--- begin Material provided ---

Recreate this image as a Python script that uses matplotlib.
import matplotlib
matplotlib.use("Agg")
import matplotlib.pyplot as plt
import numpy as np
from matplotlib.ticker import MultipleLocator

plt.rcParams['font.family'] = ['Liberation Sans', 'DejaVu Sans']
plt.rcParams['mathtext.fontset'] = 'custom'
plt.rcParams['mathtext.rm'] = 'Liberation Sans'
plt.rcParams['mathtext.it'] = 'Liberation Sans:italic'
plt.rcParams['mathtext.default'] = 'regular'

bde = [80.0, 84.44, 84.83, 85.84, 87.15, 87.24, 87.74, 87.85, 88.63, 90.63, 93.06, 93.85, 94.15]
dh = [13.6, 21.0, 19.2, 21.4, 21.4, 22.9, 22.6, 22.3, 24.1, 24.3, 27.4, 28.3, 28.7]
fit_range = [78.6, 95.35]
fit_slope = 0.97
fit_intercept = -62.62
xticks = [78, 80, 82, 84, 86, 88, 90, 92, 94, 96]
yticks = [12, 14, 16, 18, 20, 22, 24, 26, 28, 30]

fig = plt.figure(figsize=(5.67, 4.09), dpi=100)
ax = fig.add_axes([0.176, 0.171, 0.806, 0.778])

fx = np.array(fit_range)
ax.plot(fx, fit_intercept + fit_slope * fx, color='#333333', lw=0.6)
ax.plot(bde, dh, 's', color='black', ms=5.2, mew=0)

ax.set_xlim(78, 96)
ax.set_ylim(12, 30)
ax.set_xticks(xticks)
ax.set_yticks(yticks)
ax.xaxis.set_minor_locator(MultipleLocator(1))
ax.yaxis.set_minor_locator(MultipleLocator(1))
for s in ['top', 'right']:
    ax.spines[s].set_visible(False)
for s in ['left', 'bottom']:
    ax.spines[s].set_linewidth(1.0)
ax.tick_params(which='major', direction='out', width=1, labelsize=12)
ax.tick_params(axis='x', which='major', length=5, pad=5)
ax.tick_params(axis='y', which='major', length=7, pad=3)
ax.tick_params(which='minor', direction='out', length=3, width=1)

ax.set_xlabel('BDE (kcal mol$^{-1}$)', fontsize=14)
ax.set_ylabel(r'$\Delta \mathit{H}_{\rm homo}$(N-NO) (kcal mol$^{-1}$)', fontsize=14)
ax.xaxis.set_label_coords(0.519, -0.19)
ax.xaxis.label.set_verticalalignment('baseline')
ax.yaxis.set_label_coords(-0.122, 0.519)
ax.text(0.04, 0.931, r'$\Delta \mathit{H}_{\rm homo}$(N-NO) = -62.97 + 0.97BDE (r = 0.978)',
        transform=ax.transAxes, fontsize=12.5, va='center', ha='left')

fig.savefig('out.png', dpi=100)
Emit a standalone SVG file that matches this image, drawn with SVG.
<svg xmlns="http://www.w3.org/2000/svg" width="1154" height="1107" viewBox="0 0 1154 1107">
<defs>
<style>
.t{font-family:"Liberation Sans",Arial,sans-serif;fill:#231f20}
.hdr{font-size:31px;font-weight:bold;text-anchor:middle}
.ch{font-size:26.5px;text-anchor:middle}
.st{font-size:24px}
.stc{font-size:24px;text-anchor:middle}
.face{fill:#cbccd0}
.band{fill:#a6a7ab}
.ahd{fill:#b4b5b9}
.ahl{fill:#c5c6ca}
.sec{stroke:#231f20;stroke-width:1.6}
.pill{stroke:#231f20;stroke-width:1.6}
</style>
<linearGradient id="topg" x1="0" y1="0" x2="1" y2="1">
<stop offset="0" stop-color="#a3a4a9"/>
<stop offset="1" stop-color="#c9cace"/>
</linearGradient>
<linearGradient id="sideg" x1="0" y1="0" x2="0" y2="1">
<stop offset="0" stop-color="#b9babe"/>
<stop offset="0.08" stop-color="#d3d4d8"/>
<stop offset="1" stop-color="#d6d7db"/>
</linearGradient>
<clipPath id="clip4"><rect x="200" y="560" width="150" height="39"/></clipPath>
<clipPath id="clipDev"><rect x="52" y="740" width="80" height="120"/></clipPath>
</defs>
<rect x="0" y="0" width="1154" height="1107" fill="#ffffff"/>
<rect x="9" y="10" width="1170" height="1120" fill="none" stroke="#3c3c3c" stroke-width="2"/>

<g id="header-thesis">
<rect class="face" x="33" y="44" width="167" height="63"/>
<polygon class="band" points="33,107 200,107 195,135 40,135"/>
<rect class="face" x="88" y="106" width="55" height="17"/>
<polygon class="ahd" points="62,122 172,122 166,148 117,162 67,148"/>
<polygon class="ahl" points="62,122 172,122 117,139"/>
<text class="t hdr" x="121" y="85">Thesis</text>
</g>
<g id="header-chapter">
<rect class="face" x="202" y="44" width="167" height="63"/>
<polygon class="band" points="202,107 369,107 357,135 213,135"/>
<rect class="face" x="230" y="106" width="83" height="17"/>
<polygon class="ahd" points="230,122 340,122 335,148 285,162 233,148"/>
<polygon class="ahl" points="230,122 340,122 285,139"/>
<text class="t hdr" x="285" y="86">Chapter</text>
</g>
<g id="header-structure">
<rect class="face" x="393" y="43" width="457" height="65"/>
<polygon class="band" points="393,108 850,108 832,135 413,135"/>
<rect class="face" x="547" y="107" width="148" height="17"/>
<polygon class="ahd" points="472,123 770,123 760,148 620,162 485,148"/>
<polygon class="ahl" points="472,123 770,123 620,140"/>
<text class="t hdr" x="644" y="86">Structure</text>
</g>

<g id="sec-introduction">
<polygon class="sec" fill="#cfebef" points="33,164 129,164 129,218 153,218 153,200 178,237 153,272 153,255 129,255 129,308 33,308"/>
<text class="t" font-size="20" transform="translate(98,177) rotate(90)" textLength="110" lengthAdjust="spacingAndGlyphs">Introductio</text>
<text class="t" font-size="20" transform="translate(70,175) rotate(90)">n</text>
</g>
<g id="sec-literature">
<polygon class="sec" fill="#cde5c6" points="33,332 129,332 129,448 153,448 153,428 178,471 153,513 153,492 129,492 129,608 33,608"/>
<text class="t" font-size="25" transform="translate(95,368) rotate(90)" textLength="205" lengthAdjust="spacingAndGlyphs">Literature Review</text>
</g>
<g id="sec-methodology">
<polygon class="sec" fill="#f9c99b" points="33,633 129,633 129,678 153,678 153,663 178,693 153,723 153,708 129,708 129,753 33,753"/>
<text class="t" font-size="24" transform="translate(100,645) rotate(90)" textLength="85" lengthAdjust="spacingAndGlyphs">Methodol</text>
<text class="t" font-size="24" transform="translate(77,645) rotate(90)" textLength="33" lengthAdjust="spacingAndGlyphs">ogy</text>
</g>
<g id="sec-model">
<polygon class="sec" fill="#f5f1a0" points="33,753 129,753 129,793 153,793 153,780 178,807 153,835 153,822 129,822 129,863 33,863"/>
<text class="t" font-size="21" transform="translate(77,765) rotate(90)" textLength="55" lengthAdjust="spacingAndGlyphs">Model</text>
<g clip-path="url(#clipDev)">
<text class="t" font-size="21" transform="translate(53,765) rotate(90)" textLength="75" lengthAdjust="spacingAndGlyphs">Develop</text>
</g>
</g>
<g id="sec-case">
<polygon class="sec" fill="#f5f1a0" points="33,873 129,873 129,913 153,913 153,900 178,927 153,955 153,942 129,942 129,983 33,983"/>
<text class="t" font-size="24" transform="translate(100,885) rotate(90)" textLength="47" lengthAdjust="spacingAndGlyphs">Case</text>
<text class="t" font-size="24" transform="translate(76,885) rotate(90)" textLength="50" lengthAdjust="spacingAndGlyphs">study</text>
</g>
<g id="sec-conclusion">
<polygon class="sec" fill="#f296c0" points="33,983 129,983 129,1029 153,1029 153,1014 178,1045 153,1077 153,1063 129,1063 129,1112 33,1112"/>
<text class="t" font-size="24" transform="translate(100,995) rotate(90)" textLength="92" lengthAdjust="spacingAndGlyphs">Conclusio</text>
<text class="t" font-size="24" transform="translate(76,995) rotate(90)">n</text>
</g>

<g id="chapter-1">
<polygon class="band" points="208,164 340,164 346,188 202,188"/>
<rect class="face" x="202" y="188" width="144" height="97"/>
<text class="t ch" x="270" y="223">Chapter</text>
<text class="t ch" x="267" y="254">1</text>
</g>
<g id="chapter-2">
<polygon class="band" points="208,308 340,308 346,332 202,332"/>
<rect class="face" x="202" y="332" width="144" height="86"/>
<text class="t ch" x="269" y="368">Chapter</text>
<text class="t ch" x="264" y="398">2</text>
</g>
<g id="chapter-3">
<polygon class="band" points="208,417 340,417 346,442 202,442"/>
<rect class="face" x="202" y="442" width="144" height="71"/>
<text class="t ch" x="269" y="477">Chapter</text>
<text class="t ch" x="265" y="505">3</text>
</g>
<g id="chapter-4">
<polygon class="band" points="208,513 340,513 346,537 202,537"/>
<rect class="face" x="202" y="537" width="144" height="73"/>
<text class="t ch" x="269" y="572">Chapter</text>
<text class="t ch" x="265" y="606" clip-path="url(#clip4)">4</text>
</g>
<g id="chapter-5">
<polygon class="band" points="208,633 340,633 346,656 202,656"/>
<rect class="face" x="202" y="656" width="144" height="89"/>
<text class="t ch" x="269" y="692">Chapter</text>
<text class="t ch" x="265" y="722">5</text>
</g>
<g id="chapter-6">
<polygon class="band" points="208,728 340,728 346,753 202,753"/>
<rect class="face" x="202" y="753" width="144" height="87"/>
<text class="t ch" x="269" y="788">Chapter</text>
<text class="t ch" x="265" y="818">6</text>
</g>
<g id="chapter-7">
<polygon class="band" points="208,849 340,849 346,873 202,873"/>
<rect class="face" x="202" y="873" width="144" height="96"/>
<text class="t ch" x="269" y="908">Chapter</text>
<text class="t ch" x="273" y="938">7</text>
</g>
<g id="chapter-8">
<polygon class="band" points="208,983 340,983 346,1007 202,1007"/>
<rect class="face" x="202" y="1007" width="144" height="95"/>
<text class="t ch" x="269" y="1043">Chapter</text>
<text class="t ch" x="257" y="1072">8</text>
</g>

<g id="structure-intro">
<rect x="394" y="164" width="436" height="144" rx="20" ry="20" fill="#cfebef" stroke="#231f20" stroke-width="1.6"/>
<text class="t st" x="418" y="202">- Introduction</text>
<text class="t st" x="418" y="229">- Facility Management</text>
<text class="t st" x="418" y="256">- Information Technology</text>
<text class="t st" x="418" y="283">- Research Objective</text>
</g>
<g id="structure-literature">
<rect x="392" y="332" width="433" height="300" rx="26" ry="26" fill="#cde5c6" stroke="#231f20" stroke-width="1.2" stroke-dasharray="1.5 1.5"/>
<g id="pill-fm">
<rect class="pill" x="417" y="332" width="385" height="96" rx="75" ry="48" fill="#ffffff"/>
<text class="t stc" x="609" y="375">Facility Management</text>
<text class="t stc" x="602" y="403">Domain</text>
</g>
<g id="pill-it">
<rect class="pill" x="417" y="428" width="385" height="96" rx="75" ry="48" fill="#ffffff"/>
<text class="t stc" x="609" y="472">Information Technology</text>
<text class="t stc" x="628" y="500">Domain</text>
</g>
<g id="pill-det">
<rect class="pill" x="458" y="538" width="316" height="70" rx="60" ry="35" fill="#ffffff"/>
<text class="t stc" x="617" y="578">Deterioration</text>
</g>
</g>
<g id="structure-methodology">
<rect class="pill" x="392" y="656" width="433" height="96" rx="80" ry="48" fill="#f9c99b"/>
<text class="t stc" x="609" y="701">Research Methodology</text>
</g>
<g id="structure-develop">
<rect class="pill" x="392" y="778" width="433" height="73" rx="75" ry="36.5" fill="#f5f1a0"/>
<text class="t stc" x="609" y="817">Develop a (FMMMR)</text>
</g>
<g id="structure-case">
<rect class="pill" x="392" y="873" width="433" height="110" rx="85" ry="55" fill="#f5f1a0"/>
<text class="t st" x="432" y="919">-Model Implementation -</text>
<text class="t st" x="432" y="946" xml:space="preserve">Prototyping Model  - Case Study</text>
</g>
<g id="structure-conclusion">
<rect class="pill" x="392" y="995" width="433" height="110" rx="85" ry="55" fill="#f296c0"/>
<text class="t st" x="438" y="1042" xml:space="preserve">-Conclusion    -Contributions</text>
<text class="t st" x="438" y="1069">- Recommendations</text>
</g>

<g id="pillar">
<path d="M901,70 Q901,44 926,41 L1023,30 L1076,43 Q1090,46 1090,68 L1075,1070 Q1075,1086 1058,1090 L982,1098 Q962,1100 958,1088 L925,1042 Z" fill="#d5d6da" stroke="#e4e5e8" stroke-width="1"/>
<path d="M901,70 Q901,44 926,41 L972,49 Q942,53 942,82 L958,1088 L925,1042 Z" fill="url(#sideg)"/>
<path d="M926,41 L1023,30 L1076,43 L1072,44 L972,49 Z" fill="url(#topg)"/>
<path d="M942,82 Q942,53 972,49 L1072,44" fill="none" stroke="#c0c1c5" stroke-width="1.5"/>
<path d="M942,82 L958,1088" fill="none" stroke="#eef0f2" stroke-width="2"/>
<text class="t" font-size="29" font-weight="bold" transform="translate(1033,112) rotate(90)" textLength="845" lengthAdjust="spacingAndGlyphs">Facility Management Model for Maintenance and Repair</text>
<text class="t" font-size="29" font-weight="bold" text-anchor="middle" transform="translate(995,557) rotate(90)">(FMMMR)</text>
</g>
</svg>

--- end Material provided ---

> Written instruction
Exactly as they appear, please write out the lines from the opening of the listing above down to the line containing "direction='out', length=3, width=1)", with both end lines included.

> Output of the task
Recreate this image as a Python script that uses matplotlib.
import matplotlib
matplotlib.use("Agg")
import matplotlib.pyplot as plt
import numpy as np
from matplotlib.ticker import MultipleLocator

plt.rcParams['font.family'] = ['Liberation Sans', 'DejaVu Sans']
plt.rcParams['mathtext.fontset'] = 'custom'
plt.rcParams['mathtext.rm'] = 'Liberation Sans'
plt.rcParams['mathtext.it'] = 'Liberation Sans:italic'
plt.rcParams['mathtext.default'] = 'regular'

bde = [80.0, 84.44, 84.83, 85.84, 87.15, 87.24, 87.74, 87.85, 88.63, 90.63, 93.06, 93.85, 94.15]
dh = [13.6, 21.0, 19.2, 21.4, 21.4, 22.9, 22.6, 22.3, 24.1, 24.3, 27.4, 28.3, 28.7]
fit_range = [78.6, 95.35]
fit_slope = 0.97
fit_intercept = -62.62
xticks = [78, 80, 82, 84, 86, 88, 90, 92, 94, 96]
yticks = [12, 14, 16, 18, 20, 22, 24, 26, 28, 30]

fig = plt.figure(figsize=(5.67, 4.09), dpi=100)
ax = fig.add_axes([0.176, 0.171, 0.806, 0.778])

fx = np.array(fit_range)
ax.plot(fx, fit_intercept + fit_slope * fx, color='#333333', lw=0.6)
ax.plot(bde, dh, 's', color='black', ms=5.2, mew=0)

ax.set_xlim(78, 96)
ax.set_ylim(12, 30)
ax.set_xticks(xticks)
ax.set_yticks(yticks)
ax.xaxis.set_minor_locator(MultipleLocator(1))
ax.yaxis.set_minor_locator(MultipleLocator(1))
for s in ['top', 'right']:
    ax.spines[s].set_visible(False)
for s in ['left', 'bottom']:
    ax.spines[s].set_linewidth(1.0)
ax.tick_params(which='major', direction='out', width=1, labelsize=12)
ax.tick_params(axis='x', which='major', length=5, pad=5)
ax.tick_params(axis='y', which='major', length=7, pad=3)
ax.tick_params(which='minor', direction='out', length=3, width=1)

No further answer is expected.